The FCU, part number 897801-3 (Honeywell) 8070-471 (Woodward), serial number 19357690, was examined at Woodward on June 9, 2015. The stub shaft (drive spline) could not be turned by hand. The shaft was loosened with a wrench and was subsequently able to be turned. No external damage was noted on the shaft. A new inlet screen was placed in the FCU as the original one was removed at Honeywell and was found to contain metal contamination. The FCU was placed on a test bench with a clean membrane filter installed. The FCU was tested and most of the test points were out of limits on the Accel and Power Lever schedules. The filter was removed from the discharge flow line and it contained a significant amount of metallic debris.
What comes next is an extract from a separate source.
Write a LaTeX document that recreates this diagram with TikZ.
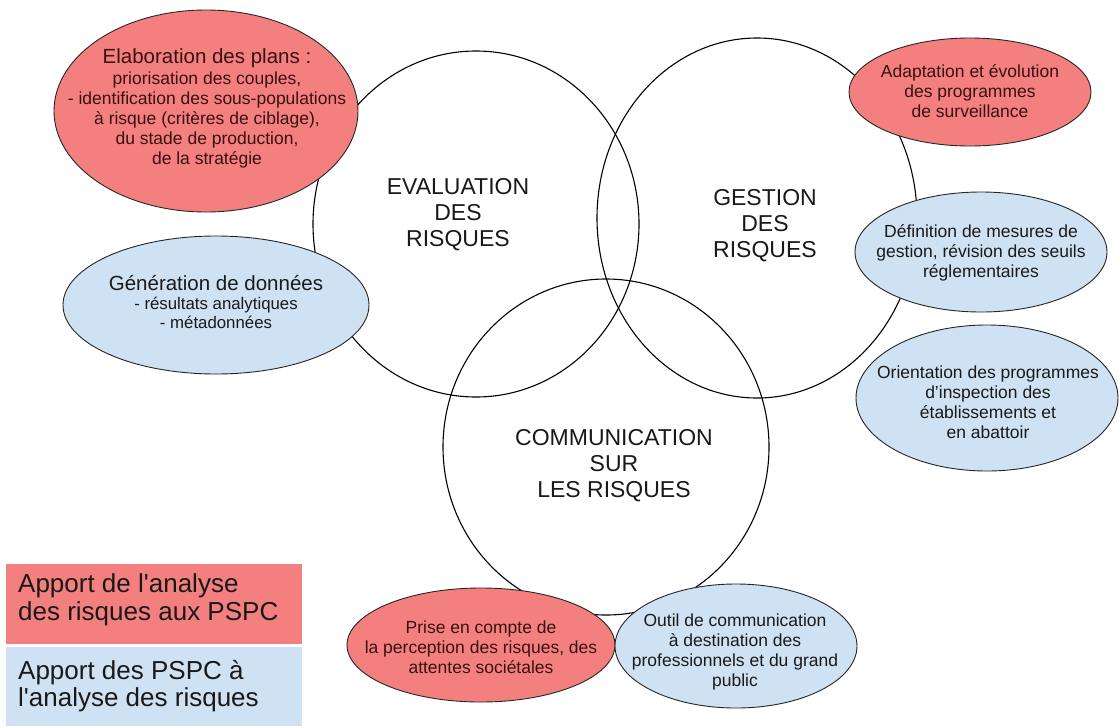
\documentclass[tikz,border=0pt]{standalone}
\usepackage{fontspec}
\setmainfont{Liberation Sans}
\usetikzlibrary{shapes.geometric}
\definecolor{rfill}{HTML}{F3807F}
\definecolor{bfill}{HTML}{CFE2F3}
\definecolor{rtext}{HTML}{3A1010}
\definecolor{btext}{HTML}{1A1A1A}
\begin{document}
\begin{tikzpicture}[x=1pt,y=-1pt,
  ring/.style={ellipse, draw=black, line width=1.1pt, inner sep=0pt},
  redell/.style={ellipse, draw=black!85, line width=0.9pt, fill=rfill, inner sep=0pt},
  blueell/.style={ellipse, draw=black!85, line width=0.9pt, fill=bfill, inner sep=0pt},
  bigtext/.style={align=center, text=black!90, font=\fontsize{23}{26}\selectfont, inner sep=0pt},
  rtxt/.style={align=center, text=rtext, font=\fontsize{17.5}{20}\selectfont, inner sep=0pt},
  btxt/.style={align=center, text=btext, font=\fontsize{17.5}{20}\selectfont, inner sep=0pt},
  legtxt/.style={align=left, text=black!90, font=\fontsize{26}{27.5}\selectfont, inner sep=0pt, anchor=west}
]
\useasboundingbox (0,0) rectangle (1119,726);
\fill[white] (0,0) rectangle (1119,726);

% main circles
\node[ring, minimum width=326, minimum height=346] (eval) at (476,224) {};
\node[ring, minimum width=320, minimum height=360] (gest) at (757,218) {};
\node[ring, minimum width=326, minimum height=336] (comm) at (606,447) {};

\node[bigtext] (evaltxt) at (458,215) {EVALUATION\\DES\\RISQUES};
\node[bigtext] (gesttxt) at (765,226) {GESTION\\DES\\RISQUES};
\node[bigtext] (commtxt) at (614,466) {COMMUNICATION\\SUR\\LES RISQUES};

% ellipses
\node[redell, minimum width=304, minimum height=202] (e1) at (206,111) {};
\node[rtxt] (t1) at (207,108) {{\fontsize{20.5}{21}\selectfont Elaboration des plans :}\\[1pt]
priorisation des couples,\\- identification des sous-populations\\à risque (critères de ciblage),\\du stade de production,\\de la stratégie};

\node[blueell, minimum width=306, minimum height=138] (e5) at (216,305) {};
\node[btxt] (t5) at (216,302) {{\fontsize{20.5}{21}\selectfont Génération de données}\\[-1pt]
{\fontsize{16.8}{19}\selectfont - résultats analytiques}\\[-1pt]{\fontsize{16.8}{19}\selectfont - métadonnées}};

\node[redell, minimum width=242, minimum height=108] (e2) at (970,92) {};
\node[rtxt] (t2) at (970,91) {Adaptation et évolution\\des programmes\\de surveillance};

\node[blueell, minimum width=252, minimum height=120] (e3) at (981,252) {};
\node[btxt] (t3) at (981,253) {Définition de mesures de\\gestion, révision des seuils\\réglementaires};

\node[blueell, minimum width=262, minimum height=146] (e4) at (987,398) {};
\node[btxt] (t4) at (988,402) {Orientation des programmes\\d’inspection des\\établissements et\\en abattoir};

\node[redell, minimum width=268, minimum height=114] (e6) at (481,645) {};
\node[rtxt] (t6) at (481,647) {Prise en compte de\\la perception des risques, des\\attentes sociétales};

\node[blueell, minimum width=242, minimum height=124] (e7) at (736,646) {};
\node[btxt] (t7) at (735,652) {Outil de communication\\à destination des\\professionnels et du grand\\public};

% legend
\fill[rfill] (6,564) rectangle (302,644);
\fill[bfill] (6,647) rectangle (302,726);
\node[legtxt] (l1) at (18,600) {Apport de l\textquotesingle analyse\\des risques aux PSPC};
\node[legtxt] (l2) at (18,686) {Apport des PSPC à\\l\textquotesingle analyse des risques};
\end{tikzpicture}
\end{document}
The debris was not magnetic. The FCU was then disassembled. Both the overspeed and underspeed governor assemblies were rough when rotated and small metal particles were found on the ballheads, valve plungers, and valve sleeves. The bypass valve was disassembled and metal debris was found on the bypass plunger. Scoring was observed on the overspeed governor pilot valve. Metal shavings found throughout the FCU in particular on the fly weight bearings and on the bypass valve are consistent with metal from the fuel pump drive gear.